Until Google decided to aid tyranny in China, it was my favorite company by far. Now, every technological marvel of their creation is also a potential tool for despots the world over, America included.

I wonder, for example, how the Chi-Comms might choose to employ Google's ability to track wi-fi customers?

Google aims to be able to track its users to within 100-200 feet of their location through new wireless networks in order to serve them with relevant advertising from local businesses.

...

Google says users linking up with wi-fi transmitters placed around cities can be located to within a couple of blocks. This would open up a new level of advertising opportunities for the company, allowing it to serve tightly focused ads on its web pages from small businesses in the immediate area.
That question might have answered itself already. The rulers of China, as it turns out, maintain an extensive database on a huge majority of its citizens.
China has recorded details of more than 96 percent of its population on a police database, state media reported on Friday, supplementing Internet and other state-sanctioned surveillance.

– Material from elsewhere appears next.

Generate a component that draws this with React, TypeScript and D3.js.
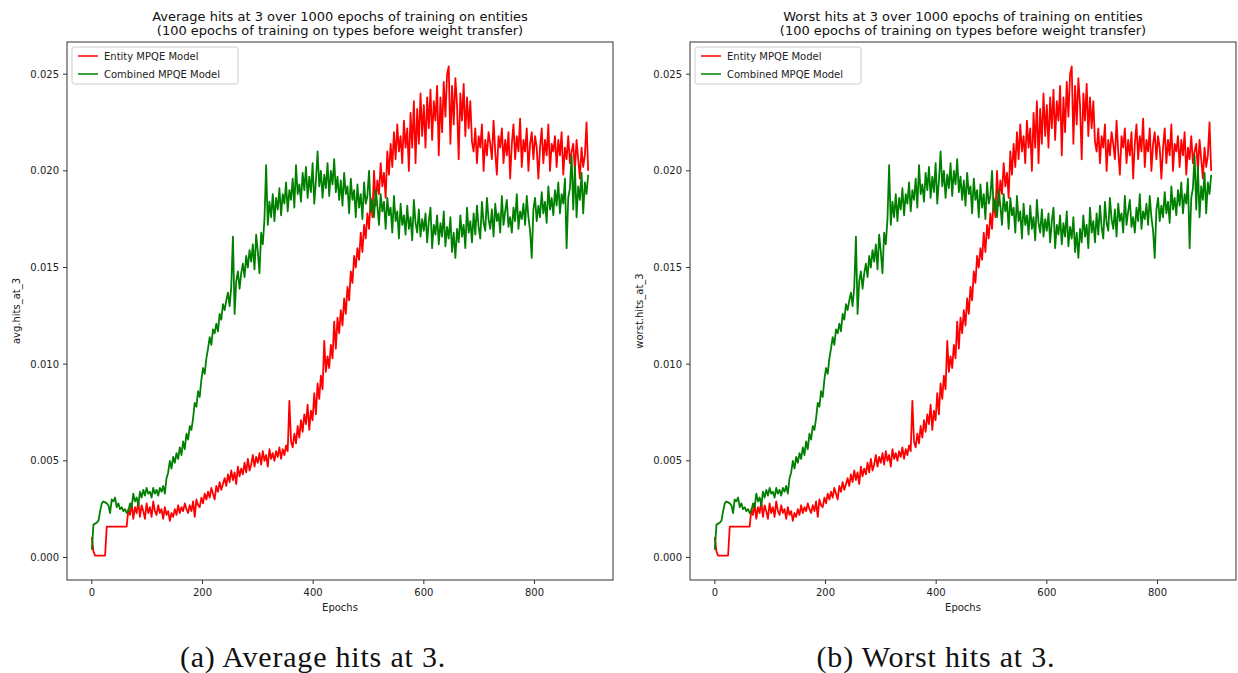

Since the 2003 launch of its "Gold Shield Program," the Public Security Bureau had collected information on about 1.25 billion of the country's 1.3 billion people.

"It has helped police uncover many criminal cases," Liu Shuo, a police official, was quoted by Xinhua news agency as telling a news conference on Thursday, adding that over 20 percent of criminal cases last year were solved with help from the database.

The database is just one way in which China keeps tabs on its citizens.

An estimated 30,000 Web police monitor the surfing habits of China's 110 million internet users, and restrict access to Web sites and blogs posting sensitive material, including topics related to democracy or independence for Tibet and Taiwan. [link added]
Now, not only could Google conceivably help a bureaucrat over there get the goods on a political enemy, it might also help the police apprehend him!

It's bad enough that Google helps the Chi-Comms and it's worse that Google grandstands against the United States. But consider that the first story above is about wi-fi being installed in San Francisco. And consider the dangerous precedent being set by our lack of a war declaration today.

What if Hillary wins in 2008? Will Google still see America as the epitome of all evil to be opposed to the end of time? Or will Google gladly "comply with the law" as it now does in China, to allow Mizz Clinton and her minions to do whatever snooping she wants in the name of "national security"? If so, it was George Bush, a pliant Congress, and a Google indifferent to freedom that made it all possible.

Google's actions in China pertain to us. The need to maintain checks and balances, especially in a time of war is not -- or should not be -- a "partisan" issue. The freedom that made Google possible at all, and which our elected officials are sworn to protect is being put in danger by Google and by these officials. It is up to the rest of us to protect it, then.